■ GOAL OF THE EXERCISE ■
Leave out the pictures and set down exactly the lines from the start of the listing through the one with "narrow = 'Liberation", both included.
========================================================================
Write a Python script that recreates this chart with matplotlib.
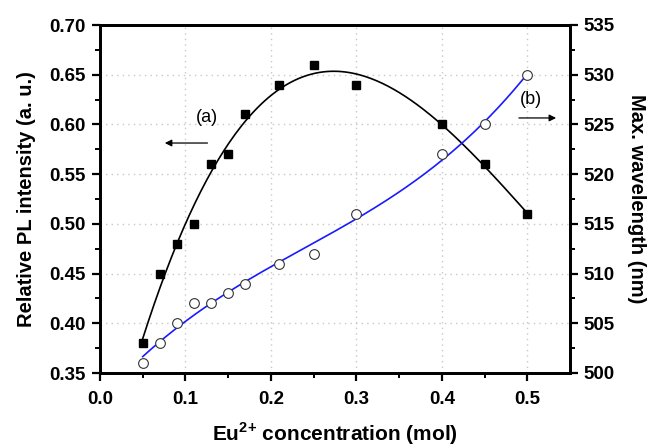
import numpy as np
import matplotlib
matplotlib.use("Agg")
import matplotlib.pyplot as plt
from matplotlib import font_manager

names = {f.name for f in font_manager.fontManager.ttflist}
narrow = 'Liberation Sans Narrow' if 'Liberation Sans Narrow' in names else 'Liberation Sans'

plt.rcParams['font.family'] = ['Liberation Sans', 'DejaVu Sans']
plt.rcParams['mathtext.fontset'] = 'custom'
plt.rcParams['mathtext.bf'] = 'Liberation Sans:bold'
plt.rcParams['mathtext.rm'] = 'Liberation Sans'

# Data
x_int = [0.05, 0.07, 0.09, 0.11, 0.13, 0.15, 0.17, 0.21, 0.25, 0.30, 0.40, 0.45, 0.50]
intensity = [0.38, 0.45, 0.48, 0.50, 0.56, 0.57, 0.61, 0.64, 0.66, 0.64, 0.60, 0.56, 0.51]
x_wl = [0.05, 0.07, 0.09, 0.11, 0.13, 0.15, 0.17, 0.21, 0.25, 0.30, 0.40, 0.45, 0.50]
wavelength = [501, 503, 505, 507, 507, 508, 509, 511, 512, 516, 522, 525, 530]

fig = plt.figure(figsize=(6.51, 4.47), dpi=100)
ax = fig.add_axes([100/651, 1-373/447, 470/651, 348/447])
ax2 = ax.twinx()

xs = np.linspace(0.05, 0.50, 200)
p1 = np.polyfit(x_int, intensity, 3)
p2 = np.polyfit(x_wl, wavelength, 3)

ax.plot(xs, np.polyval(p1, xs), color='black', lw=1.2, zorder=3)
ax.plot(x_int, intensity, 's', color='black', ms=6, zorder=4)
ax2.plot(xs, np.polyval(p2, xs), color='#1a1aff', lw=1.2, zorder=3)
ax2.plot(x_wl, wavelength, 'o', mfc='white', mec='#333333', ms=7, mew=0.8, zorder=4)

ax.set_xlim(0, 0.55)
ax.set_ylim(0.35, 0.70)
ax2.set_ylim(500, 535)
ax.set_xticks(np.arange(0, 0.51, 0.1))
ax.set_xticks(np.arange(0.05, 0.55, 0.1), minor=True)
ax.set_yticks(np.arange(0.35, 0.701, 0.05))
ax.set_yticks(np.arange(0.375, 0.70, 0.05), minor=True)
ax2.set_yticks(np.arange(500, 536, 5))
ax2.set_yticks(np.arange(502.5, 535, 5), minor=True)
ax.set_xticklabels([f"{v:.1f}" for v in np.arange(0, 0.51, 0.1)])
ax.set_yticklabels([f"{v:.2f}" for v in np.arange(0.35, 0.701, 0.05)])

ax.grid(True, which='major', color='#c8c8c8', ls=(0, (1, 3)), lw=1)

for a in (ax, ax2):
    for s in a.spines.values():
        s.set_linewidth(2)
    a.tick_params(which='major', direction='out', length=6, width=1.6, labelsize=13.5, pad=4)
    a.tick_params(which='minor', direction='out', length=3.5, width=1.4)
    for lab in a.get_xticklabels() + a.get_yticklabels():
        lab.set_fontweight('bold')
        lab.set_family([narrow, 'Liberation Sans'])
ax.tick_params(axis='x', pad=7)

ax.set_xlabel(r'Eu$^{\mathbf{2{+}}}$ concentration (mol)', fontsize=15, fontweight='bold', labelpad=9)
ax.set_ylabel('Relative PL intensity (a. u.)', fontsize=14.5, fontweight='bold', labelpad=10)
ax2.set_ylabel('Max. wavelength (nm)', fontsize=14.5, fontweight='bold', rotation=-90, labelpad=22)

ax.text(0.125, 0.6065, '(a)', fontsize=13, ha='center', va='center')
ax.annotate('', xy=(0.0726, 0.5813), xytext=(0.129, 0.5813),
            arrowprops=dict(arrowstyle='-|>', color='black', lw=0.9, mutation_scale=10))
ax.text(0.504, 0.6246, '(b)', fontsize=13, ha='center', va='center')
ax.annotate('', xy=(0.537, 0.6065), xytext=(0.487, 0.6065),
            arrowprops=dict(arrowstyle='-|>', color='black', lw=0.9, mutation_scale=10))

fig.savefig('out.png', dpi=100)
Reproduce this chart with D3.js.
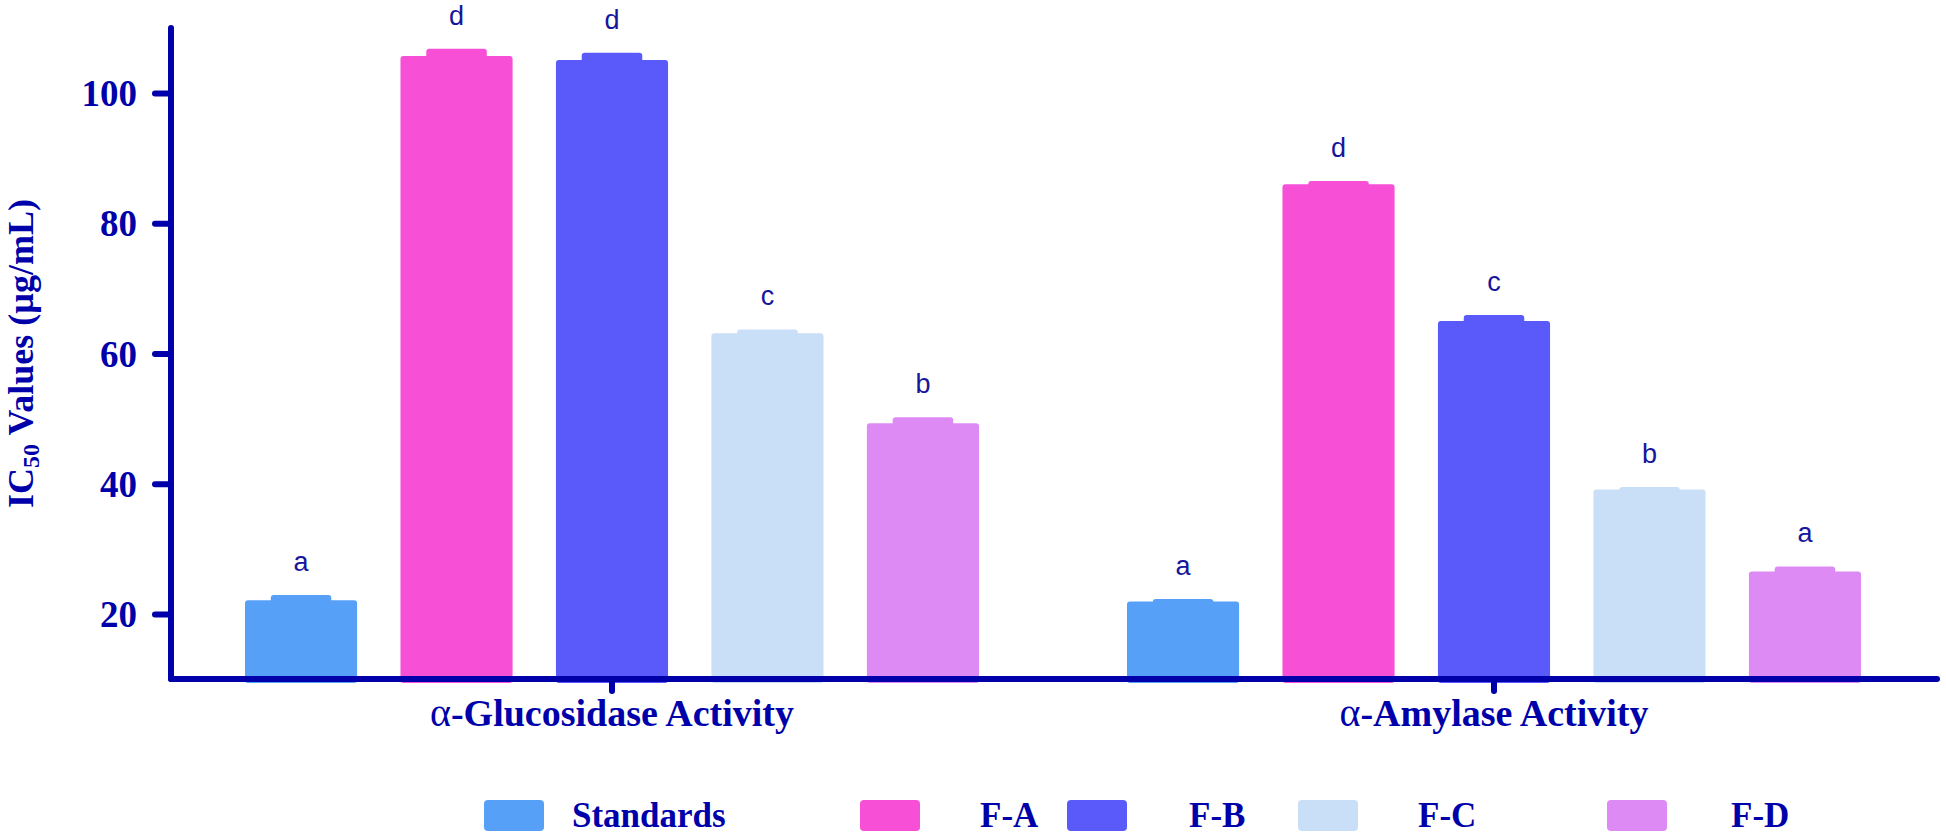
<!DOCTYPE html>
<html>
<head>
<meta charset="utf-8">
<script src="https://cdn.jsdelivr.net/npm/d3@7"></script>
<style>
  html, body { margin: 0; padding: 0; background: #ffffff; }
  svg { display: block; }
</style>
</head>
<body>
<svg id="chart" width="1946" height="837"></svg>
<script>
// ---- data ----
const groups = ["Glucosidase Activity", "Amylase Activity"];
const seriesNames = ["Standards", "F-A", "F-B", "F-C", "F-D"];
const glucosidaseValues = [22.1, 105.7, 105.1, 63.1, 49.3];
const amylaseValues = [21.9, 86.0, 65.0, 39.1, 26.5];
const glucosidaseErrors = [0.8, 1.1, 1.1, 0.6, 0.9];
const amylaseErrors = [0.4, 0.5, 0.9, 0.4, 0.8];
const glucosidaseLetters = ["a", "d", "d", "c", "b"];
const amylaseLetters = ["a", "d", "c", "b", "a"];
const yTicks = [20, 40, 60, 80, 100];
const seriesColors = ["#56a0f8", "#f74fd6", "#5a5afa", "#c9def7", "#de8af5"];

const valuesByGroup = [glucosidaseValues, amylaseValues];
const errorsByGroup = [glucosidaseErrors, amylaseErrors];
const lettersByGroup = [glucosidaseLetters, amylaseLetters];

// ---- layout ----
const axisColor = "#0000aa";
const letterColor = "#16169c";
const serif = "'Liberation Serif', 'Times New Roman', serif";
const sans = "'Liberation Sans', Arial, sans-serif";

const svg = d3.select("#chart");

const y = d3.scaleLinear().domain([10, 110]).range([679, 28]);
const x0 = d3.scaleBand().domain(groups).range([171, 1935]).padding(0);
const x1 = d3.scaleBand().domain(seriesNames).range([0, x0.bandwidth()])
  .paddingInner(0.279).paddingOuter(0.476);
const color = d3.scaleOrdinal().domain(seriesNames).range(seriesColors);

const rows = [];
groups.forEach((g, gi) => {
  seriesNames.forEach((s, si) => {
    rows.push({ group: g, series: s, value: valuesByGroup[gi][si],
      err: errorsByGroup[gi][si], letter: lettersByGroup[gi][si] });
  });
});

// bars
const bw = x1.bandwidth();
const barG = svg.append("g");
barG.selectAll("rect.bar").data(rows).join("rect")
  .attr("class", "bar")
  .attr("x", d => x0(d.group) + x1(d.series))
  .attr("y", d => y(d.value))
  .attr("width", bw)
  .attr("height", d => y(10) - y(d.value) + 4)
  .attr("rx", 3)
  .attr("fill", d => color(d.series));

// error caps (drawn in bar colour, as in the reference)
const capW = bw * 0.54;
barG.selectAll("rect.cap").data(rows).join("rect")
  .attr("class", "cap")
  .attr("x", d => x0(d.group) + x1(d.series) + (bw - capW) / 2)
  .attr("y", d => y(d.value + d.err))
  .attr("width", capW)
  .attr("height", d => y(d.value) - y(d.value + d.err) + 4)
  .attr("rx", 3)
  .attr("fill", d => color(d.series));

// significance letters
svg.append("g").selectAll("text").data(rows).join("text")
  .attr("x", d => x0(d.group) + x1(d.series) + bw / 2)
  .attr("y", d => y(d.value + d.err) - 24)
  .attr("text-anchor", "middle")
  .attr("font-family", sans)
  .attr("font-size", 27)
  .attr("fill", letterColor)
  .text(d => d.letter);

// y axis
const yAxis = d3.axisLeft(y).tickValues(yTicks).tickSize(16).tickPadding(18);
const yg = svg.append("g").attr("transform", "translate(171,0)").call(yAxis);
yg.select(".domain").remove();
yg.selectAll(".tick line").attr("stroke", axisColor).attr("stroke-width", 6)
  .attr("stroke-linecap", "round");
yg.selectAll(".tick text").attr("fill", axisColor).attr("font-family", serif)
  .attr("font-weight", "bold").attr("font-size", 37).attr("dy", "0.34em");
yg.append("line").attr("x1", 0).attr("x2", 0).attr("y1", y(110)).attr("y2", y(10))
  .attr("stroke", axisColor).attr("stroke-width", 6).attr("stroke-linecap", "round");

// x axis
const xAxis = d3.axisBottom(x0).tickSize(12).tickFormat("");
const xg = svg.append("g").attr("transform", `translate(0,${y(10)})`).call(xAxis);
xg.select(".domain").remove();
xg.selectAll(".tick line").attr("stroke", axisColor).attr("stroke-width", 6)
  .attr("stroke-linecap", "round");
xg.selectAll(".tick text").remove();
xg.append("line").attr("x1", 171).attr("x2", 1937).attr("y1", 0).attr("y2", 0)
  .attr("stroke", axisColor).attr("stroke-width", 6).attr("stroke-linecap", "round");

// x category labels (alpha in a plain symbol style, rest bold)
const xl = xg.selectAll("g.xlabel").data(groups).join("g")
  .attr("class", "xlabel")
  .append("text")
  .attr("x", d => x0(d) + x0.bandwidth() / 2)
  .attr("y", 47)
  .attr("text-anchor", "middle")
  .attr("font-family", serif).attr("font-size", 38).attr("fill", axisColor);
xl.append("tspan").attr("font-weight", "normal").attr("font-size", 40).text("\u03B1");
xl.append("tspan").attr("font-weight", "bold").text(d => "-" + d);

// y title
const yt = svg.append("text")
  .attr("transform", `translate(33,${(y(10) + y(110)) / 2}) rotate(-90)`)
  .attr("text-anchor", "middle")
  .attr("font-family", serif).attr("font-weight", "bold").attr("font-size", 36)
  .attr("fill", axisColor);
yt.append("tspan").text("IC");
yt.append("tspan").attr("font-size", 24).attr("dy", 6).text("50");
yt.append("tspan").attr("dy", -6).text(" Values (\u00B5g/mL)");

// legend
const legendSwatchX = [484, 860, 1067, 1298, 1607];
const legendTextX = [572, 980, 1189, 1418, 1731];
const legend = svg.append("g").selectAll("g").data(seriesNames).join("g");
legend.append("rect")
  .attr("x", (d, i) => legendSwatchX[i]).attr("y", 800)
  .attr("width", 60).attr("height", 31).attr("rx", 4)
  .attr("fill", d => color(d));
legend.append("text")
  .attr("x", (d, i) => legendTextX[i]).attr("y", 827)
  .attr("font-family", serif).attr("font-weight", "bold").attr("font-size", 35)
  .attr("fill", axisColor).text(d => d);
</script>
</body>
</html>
========================================================================
■ REPLY ■
Write a Python script that recreates this chart with matplotlib.
import numpy as np
import matplotlib
matplotlib.use("Agg")
import matplotlib.pyplot as plt
from matplotlib import font_manager

names = {f.name for f in font_manager.fontManager.ttflist}
narrow = 'Liberation Sans Narrow' if 'Liberation Sans Narrow' in names else 'Liberation Sans'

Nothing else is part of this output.